I’ve always loved cars and motorcycles. If memory serves me correctly, in 1977, Ford Motor Company introduced something they called, “The Ford Pinto Cruising Wagon.” It was a station wagon with moon windows in the back and a rainbow paint scheme. My brother had one. It had several strikes against it. It was a Ford Pinto, possibly one of the most pathetic cars ever produced by Detroit – strike one. It was a station wagon – station wagons are not exactly cool sports cars – strike two. It was gutless – strike three. On the outside, it was flashy. But it was still a Ford Pinto, under the hood. It’s as though the design team didn’t know the basic truth that it’s not what’s on the outside of the car that matters; it’s what’s under the hood.

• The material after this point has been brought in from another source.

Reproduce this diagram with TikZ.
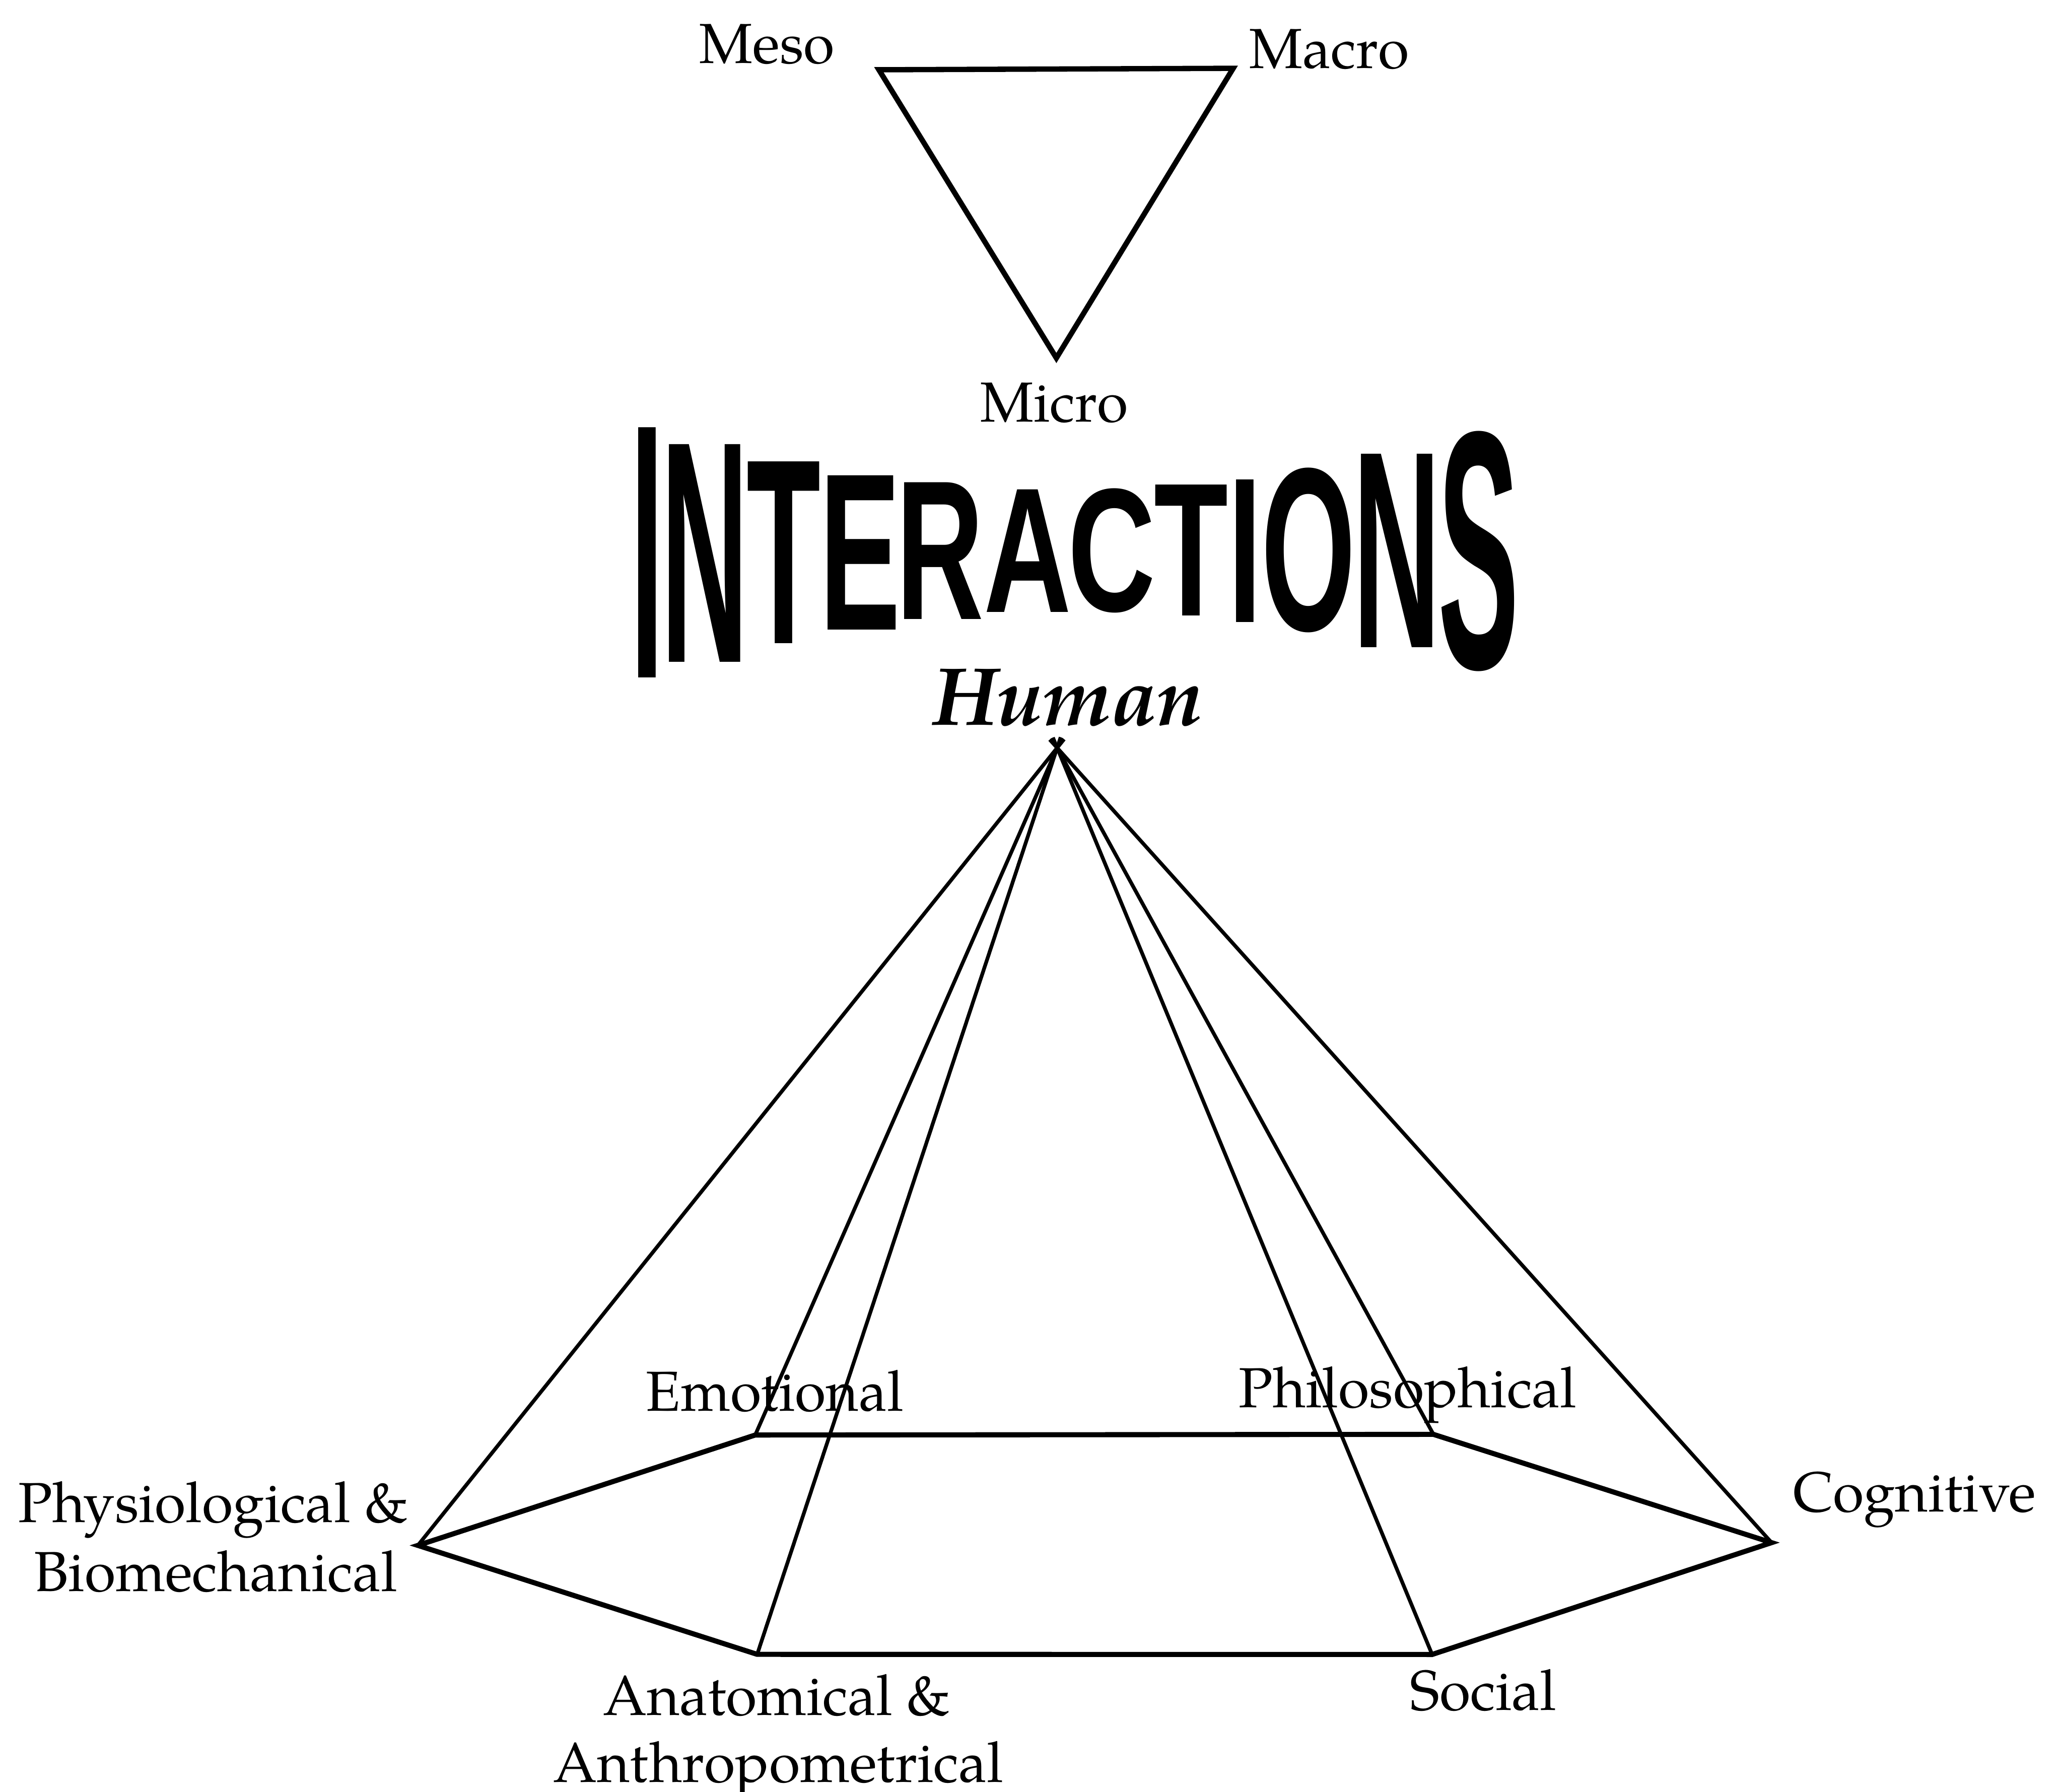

Contrast that to a little Yamaha RD-350. I had one of them when I was sixteen years old. Anybody who was anybody had a Honda 500 Four. But I had the little Yamaha 350. It was very ordinary looking. No sissy bar. No highway pegs. It sounded like a wind-up toy when you revved it – ring-a-ding-ding. Like a chain saw with a string of sleigh-bells attached. It smoked like a coal furnace — except it was the blue smoke of the two-cycle engine. In spite of how it looked and sounded, it had a rockin’ two-stroke engine. When I sat on the bike, all 145 pounds of me, it would beat those lazy Honda 500 Fours, leaving them to breathe that blue smoke. To me, the RD-350 was a great example of how you can misjudge something if you don’t look closely – look under the hood.
In our passage today, Jesus gives three of his disciples a look under the hood. And what they learn is that he is not a Ford Pinto. Oh – and Jesus is not an RD-350. Jesus is the Son of the Most High God.